Wednesday, February 04, 2009

My Personality is the Tall Man Slouching

I had a boyfriend who was 6'5" and he developed a permanent slouch. Tall and handsome, but completely uncomfortable with being all the way up there.

I'm nervous about who I am too.

Being extreme and grandiose is something I've been able to do easily and naturally. I was born this way. I like when it wins me praise and helps me achieve, but otherwise I'm afraid that this power ostracizes me and excludes me from something else that I want - which is not to stand out and be celebrated. It's to be accepted and included.

After 27 years of knowing myself, I realize that I have a lot of anger and difficulty when it comes to exclusion.

My biggest anger is that I'm excluded from being male. I want that power. Freedom. Camaraderie. I want to be one of the guys and I want to be in on that joke. Then there's comedy. I've never been great at collaboration. A former comedy partner of mine is doing well collaborating with someone else, and I can't help but feel left out. He was never that kind or accepting with me. In college I never got into the comedy group there so I started my own. Sometimes I'm not sure if I want a boyfriend, or if I want to be that man. I'm half Jewish, half American, and I'm weird, right? Just kind of weird, and I would have liked to be in that group. I would have liked to know what it's like to be something comfortable.

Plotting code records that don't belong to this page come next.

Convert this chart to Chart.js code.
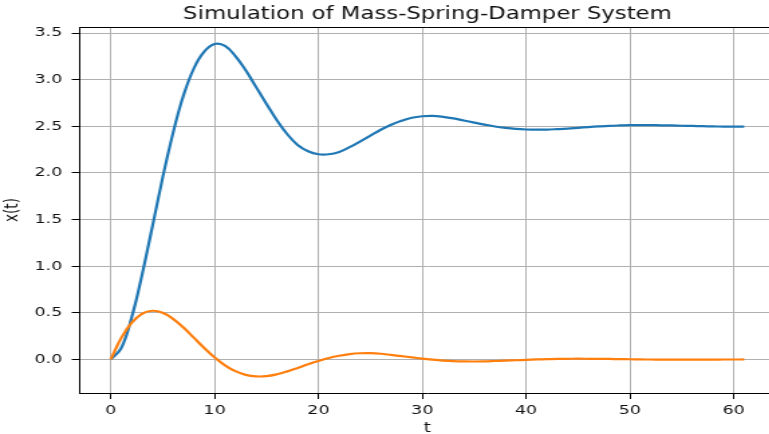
<!DOCTYPE html>
<html>
<head>
<meta charset="utf-8">
<script src="https://cdn.jsdelivr.net/npm/chart.js@4.4.1/dist/chart.umd.min.js"></script>
<style>
  html, body { margin: 0; padding: 0; background: #fff; overflow: hidden; width: 769px; height: 434px; }
  /* the figure is drawn narrow and stretched sideways */
  #wrap { width: 638px; height: 440px; transform: scaleX(1.34); transform-origin: 0 0; }
</style>
</head>
<body>
<div id="wrap"><canvas id="sim" width="638" height="440"></canvas></div>
<script>
// time steps, displacement x(t) and velocity of the damped mass
const times = [0, 1, 2, 3, 4, 5, 6, 7, 8, 9, 10, 11, 12, 13, 14, 15, 16, 17, 18, 19, 20,
  21, 22, 23, 24, 25, 26, 27, 28, 29, 30, 31, 32, 33, 34, 35, 36, 37, 38, 39, 40,
  41, 42, 43, 44, 45, 46, 47, 48, 49, 50, 51, 52, 53, 54, 55, 56, 57, 58, 59, 60, 61];

const position = [0, 0.12, 0.444, 0.90, 1.42, 1.95, 2.43, 2.83, 3.12, 3.30,
  3.382, 3.362, 3.253, 3.10, 2.92, 2.74, 2.565, 2.415, 2.30, 2.232,
  2.2, 2.2, 2.225, 2.276, 2.337, 2.40, 2.463, 2.517, 2.56, 2.592,
  2.608, 2.612, 2.602, 2.585, 2.562, 2.54, 2.518, 2.498, 2.483, 2.472,
  2.466, 2.464, 2.465, 2.47, 2.476, 2.484, 2.492, 2.499, 2.505, 2.509,
  2.512, 2.512, 2.512, 2.511, 2.509, 2.506, 2.504, 2.501, 2.499, 2.497,
  2.496, 2.496];

const velocity = [0, 0.228, 0.392, 0.489, 0.522, 0.500, 0.435, 0.342, 0.233, 0.123,
  0.022, -0.063, -0.126, -0.166, -0.182, -0.179, -0.159, -0.128, -0.091, -0.052,
  -0.016, 0.015, 0.039, 0.057, 0.066, 0.067, 0.061, 0.048, 0.035, 0.022,
  0.009, -0.003, -0.012, -0.018, -0.021, -0.022, -0.021, -0.017, -0.013, -0.009,
  -0.004, 0.000, 0.003, 0.006, 0.007, 0.008, 0.007, 0.006, 0.005, 0.003,
  0.002, 0.000, -0.001, -0.002, -0.002, -0.003, -0.003, -0.002, -0.002, -0.001,
  -0.001, 0.000];

const xTicks = [0, 10, 20, 30, 40, 50, 60];
const yTicks = [0, 0.5, 1, 1.5, 2, 2.5, 3, 3.5];

const FONT = 'DejaVu Sans';
const INK = '#111';

// Chart.js only draws left/bottom borders, add the top and right spines
const frame = {
  id: 'frame',
  afterDraw(chart) {
    const { ctx, chartArea: a } = chart;
    ctx.save();
    ctx.strokeStyle = '#000';
    ctx.lineWidth = 1;
    ctx.beginPath();
    ctx.moveTo(a.left, a.top + 0.5);
    ctx.lineTo(a.right - 0.5, a.top + 0.5);
    ctx.lineTo(a.right - 0.5, a.bottom);
    ctx.stroke();
    ctx.restore();
  }
};

new Chart(document.getElementById('sim'), {
  type: 'line',
  data: {
    datasets: [
      {
        label: 'x',
        data: times.map((t, i) => ({ x: t, y: position[i] })),
        borderColor: '#1f77b4',
        borderWidth: 2.2,
        pointRadius: 0,
        tension: 0.4,
        order: 1
      },
      {
        label: 'v',
        data: times.map((t, i) => ({ x: t, y: velocity[i] })),
        borderColor: '#ff7f0e',
        borderWidth: 2.2,
        pointRadius: 0,
        tension: 0.4,
        order: 0
      }
    ]
  },
  options: {
    responsive: false,
    animation: false,
    devicePixelRatio: 1,
    layout: { padding: { left: 0, right: 59, top: 0, bottom: 0 } },
    plugins: {
      legend: { display: false },
      tooltip: { enabled: false },
      title: {
        display: true,
        text: 'Simulation of Mass-Spring-Damper System',
        fullSize: false,
        color: INK,
        font: { family: FONT, size: 17, weight: 'normal' },
        padding: { top: 4, bottom: 2.6 }
      }
    },
    scales: {
      x: {
        type: 'linear',
        min: -3.05,
        max: 64.05,
        afterBuildTicks: s => { s.ticks = xTicks.map(v => ({ value: v })); },
        afterFit: s => { s.height = 47; },
        grid: { color: '#b0b0b0', lineWidth: 1, tickColor: '#000', tickLength: 6 },
        border: { display: true, color: '#000', width: 1 },
        ticks: {
          color: INK, font: { family: FONT, size: 13 }, padding: 3.5, maxRotation: 0,
          callback: v => String(v)
        },
        title: {
          display: true, text: 't', color: INK,
          font: { family: FONT, size: 13.5 }, padding: { top: 0, bottom: 3 }
        }
      },
      y: {
        min: -0.36,
        max: 3.565,
        afterBuildTicks: s => { s.ticks = yTicks.map(v => ({ value: v })); },
        afterFit: s => { s.width = 59; },
        grid: { color: '#b0b0b0', lineWidth: 1, tickColor: '#000', tickLength: 5.5 },
        border: { display: true, color: '#000', width: 1 },
        ticks: {
          color: INK, font: { family: FONT, size: 13 }, padding: 7,
          callback: v => v.toFixed(1)
        },
        title: {
          display: true, text: 'x(t)', color: INK,
          font: { family: FONT, size: 13.5 }, padding: { top: 1.5, bottom: 0 }
        }
      }
    }
  },
  plugins: [frame]
});
</script>
</body>
</html>
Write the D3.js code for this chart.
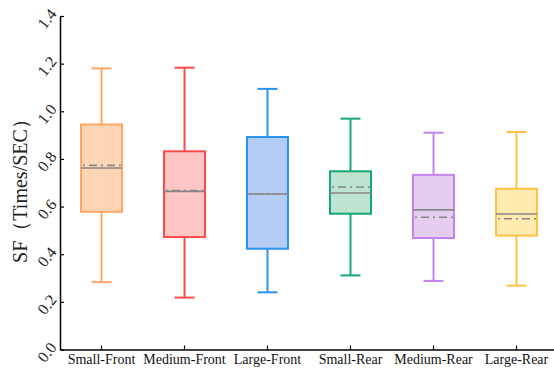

There's plenty of voices in this world telling you to Think Different and embrace weird. Sometimes weird works. Sometimes weird is what it takes.

But I'm aware of it.
Too aware.

And at every turn I'm afraid.
I don't want to be excluded. So I slouch.
I can't help it at this point.
If you see me socially I might be crippled and silent. I find that when I perform improv I constantly apologetically hold back because I'm afraid of what I have in me. It takes a lot of coddling and comfort for me to be how I really am. If you see me get crazy, silly, or crude, it's because I trust you. Or I really like you. Or you just make me feel comfortable. Some people I know would be surprised that I'd ever be shy at all. And I could imagine that I have a lot of making up to do for the loud mouth I was in high school. But people do forget the details of high school anyhow. We're just silhouettes of the big moments.

I'll bet you can relate to this in some way, right? I'm not sorry for who I am, nor do I find myself pitiful or sad- I better not or else these words would mark me all too publicly vulnerable.

I like to be embraced. Fully embraced. Not just there, not fighting to be there.
Wrapped in tight warm forgiving arms.

I'm fighting so much my muscles are stronger than the rest of me.